## The request
Where a line holds the string "seaborn", return that line.
· · ·
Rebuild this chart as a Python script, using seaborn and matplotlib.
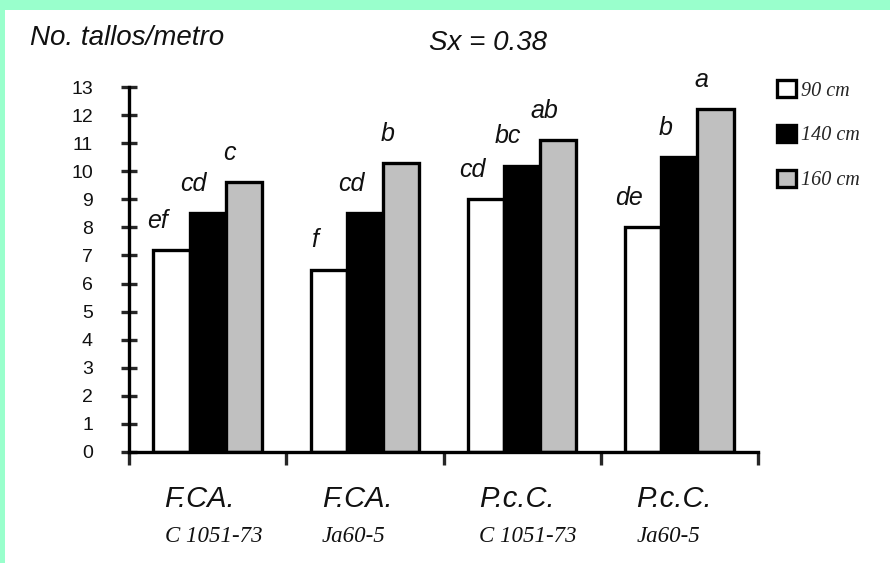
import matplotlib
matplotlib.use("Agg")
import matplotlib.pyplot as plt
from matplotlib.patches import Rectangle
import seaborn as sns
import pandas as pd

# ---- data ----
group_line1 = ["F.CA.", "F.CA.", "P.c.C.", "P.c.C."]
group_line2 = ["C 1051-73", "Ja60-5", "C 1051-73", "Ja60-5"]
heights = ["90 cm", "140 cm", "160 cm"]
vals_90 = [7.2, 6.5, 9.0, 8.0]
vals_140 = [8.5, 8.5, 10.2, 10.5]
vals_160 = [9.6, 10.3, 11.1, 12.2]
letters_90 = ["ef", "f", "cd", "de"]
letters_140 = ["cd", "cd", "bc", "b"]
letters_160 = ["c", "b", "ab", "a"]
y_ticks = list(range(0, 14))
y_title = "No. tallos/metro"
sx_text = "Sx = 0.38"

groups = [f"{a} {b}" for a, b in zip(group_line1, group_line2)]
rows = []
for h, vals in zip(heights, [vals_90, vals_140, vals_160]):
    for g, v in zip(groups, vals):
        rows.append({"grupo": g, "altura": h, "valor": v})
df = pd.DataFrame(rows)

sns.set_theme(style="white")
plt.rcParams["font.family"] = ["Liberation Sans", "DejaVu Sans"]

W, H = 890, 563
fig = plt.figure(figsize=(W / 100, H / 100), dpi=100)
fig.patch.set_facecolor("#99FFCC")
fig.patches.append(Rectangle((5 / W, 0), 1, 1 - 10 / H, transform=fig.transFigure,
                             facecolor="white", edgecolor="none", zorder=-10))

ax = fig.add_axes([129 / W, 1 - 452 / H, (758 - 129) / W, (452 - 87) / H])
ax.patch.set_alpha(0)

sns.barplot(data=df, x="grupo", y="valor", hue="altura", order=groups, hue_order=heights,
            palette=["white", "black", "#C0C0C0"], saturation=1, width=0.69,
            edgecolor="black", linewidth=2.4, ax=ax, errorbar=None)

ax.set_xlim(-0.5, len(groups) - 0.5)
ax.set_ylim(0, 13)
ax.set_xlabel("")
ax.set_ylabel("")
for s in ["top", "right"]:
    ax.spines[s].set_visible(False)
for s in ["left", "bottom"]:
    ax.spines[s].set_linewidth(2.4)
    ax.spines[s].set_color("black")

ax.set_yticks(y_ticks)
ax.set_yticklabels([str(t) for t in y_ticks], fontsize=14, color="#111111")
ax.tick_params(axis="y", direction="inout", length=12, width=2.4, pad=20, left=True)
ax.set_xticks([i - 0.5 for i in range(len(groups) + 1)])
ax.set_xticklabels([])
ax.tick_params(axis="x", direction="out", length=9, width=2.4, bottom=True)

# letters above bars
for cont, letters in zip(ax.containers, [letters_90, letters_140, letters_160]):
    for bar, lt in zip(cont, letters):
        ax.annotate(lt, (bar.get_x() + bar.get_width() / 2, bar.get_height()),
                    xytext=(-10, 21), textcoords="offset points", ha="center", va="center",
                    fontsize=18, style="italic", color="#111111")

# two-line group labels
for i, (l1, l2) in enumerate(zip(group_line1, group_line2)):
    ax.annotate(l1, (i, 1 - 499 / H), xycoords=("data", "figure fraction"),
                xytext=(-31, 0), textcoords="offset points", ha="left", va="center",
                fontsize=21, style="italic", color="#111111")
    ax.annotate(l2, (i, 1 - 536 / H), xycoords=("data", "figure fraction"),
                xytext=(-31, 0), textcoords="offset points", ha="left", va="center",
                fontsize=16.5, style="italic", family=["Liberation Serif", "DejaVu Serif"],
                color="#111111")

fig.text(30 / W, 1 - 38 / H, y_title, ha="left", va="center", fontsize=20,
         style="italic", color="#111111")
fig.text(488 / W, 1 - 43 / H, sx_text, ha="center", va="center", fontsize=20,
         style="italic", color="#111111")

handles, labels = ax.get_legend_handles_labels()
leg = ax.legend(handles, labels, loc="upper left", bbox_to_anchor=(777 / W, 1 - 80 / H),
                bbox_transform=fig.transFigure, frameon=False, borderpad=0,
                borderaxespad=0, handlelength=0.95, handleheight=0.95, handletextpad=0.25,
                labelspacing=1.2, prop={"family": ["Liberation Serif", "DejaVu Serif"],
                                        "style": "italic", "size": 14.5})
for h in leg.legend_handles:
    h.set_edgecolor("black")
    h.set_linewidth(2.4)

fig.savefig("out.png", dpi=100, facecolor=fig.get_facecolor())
· · ·
## Answer below
Rebuild this chart as a Python script, using seaborn and matplotlib.
import seaborn as sns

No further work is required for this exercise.